---- Data provided

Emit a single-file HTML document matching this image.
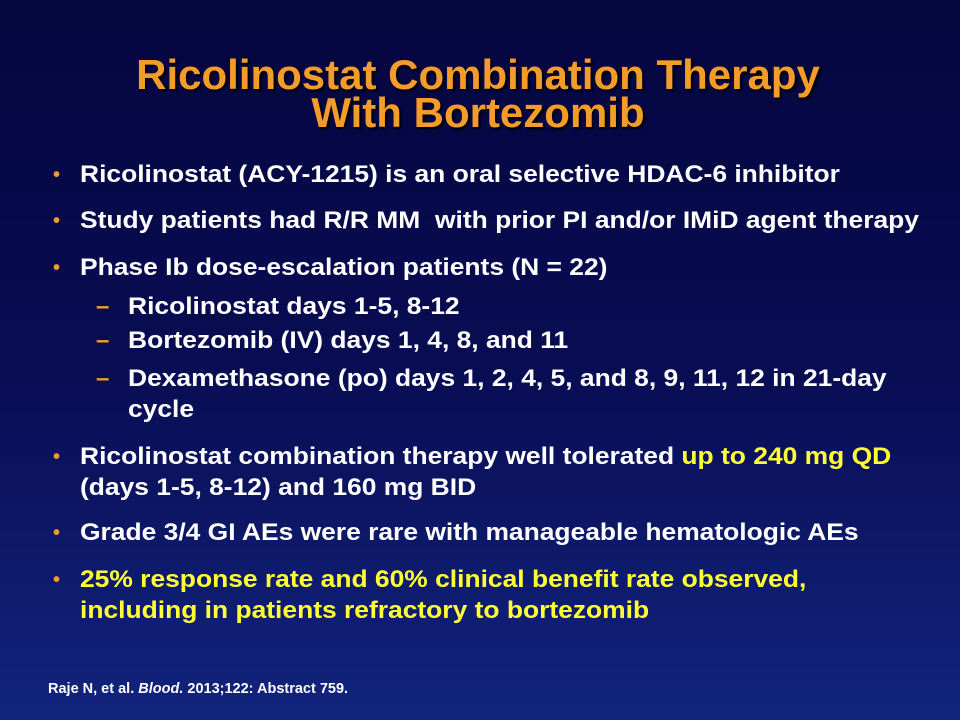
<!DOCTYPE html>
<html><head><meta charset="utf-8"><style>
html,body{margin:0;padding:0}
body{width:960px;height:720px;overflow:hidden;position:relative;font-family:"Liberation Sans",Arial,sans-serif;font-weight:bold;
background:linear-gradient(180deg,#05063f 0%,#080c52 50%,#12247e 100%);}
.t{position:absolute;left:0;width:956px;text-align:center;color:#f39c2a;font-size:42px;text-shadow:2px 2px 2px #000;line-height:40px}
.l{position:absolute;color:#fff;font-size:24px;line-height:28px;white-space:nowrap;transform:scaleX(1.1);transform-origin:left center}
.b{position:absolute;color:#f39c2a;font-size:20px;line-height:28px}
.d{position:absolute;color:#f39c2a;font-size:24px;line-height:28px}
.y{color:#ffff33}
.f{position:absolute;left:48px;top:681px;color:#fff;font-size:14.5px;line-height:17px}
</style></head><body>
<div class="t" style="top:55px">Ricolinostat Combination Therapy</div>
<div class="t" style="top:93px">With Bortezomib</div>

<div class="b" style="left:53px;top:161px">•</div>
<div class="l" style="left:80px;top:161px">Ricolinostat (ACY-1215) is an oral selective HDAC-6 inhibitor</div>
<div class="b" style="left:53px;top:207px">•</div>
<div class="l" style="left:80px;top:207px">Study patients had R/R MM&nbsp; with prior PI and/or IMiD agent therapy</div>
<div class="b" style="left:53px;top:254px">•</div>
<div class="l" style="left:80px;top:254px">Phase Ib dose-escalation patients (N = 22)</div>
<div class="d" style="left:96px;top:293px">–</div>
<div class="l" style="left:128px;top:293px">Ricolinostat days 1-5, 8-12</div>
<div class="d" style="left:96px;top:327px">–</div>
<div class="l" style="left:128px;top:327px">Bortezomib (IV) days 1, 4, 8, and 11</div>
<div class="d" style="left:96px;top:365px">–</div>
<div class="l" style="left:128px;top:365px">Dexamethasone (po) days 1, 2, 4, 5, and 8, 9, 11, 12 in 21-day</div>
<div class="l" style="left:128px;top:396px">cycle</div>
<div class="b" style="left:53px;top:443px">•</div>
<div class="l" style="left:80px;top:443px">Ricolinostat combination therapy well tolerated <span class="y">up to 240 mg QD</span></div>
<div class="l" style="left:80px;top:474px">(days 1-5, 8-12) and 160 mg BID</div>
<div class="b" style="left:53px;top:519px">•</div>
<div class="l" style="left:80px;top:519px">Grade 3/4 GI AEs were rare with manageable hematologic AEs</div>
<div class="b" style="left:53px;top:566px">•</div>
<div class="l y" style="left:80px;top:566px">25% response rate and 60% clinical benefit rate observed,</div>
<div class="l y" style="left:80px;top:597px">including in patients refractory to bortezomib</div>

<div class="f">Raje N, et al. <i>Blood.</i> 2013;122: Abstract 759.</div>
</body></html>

--------

To be done:
Print the listing above in full, exactly as written. Omit any pictures.

Written answer:
Emit a single-file HTML document matching this image.
<!DOCTYPE html>
<html><head><meta charset="utf-8"><style>
html,body{margin:0;padding:0}
body{width:960px;height:720px;overflow:hidden;position:relative;font-family:"Liberation Sans",Arial,sans-serif;font-weight:bold;
background:linear-gradient(180deg,#05063f 0%,#080c52 50%,#12247e 100%);}
.t{position:absolute;left:0;width:956px;text-align:center;color:#f39c2a;font-size:42px;text-shadow:2px 2px 2px #000;line-height:40px}
.l{position:absolute;color:#fff;font-size:24px;line-height:28px;white-space:nowrap;transform:scaleX(1.1);transform-origin:left center}
.b{position:absolute;color:#f39c2a;font-size:20px;line-height:28px}
.d{position:absolute;color:#f39c2a;font-size:24px;line-height:28px}
.y{color:#ffff33}
.f{position:absolute;left:48px;top:681px;color:#fff;font-size:14.5px;line-height:17px}
</style></head><body>
<div class="t" style="top:55px">Ricolinostat Combination Therapy</div>
<div class="t" style="top:93px">With Bortezomib</div>

<div class="b" style="left:53px;top:161px">•</div>
<div class="l" style="left:80px;top:161px">Ricolinostat (ACY-1215) is an oral selective HDAC-6 inhibitor</div>
<div class="b" style="left:53px;top:207px">•</div>
<div class="l" style="left:80px;top:207px">Study patients had R/R MM&nbsp; with prior PI and/or IMiD agent therapy</div>
<div class="b" style="left:53px;top:254px">•</div>
<div class="l" style="left:80px;top:254px">Phase Ib dose-escalation patients (N = 22)</div>
<div class="d" style="left:96px;top:293px">–</div>
<div class="l" style="left:128px;top:293px">Ricolinostat days 1-5, 8-12</div>
<div class="d" style="left:96px;top:327px">–</div>
<div class="l" style="left:128px;top:327px">Bortezomib (IV) days 1, 4, 8, and 11</div>
<div class="d" style="left:96px;top:365px">–</div>
<div class="l" style="left:128px;top:365px">Dexamethasone (po) days 1, 2, 4, 5, and 8, 9, 11, 12 in 21-day</div>
<div class="l" style="left:128px;top:396px">cycle</div>
<div class="b" style="left:53px;top:443px">•</div>
<div class="l" style="left:80px;top:443px">Ricolinostat combination therapy well tolerated <span class="y">up to 240 mg QD</span></div>
<div class="l" style="left:80px;top:474px">(days 1-5, 8-12) and 160 mg BID</div>
<div class="b" style="left:53px;top:519px">•</div>
<div class="l" style="left:80px;top:519px">Grade 3/4 GI AEs were rare with manageable hematologic AEs</div>
<div class="b" style="left:53px;top:566px">•</div>
<div class="l y" style="left:80px;top:566px">25% response rate and 60% clinical benefit rate observed,</div>
<div class="l y" style="left:80px;top:597px">including in patients refractory to bortezomib</div>

<div class="f">Raje N, et al. <i>Blood.</i> 2013;122: Abstract 759.</div>
</body></html>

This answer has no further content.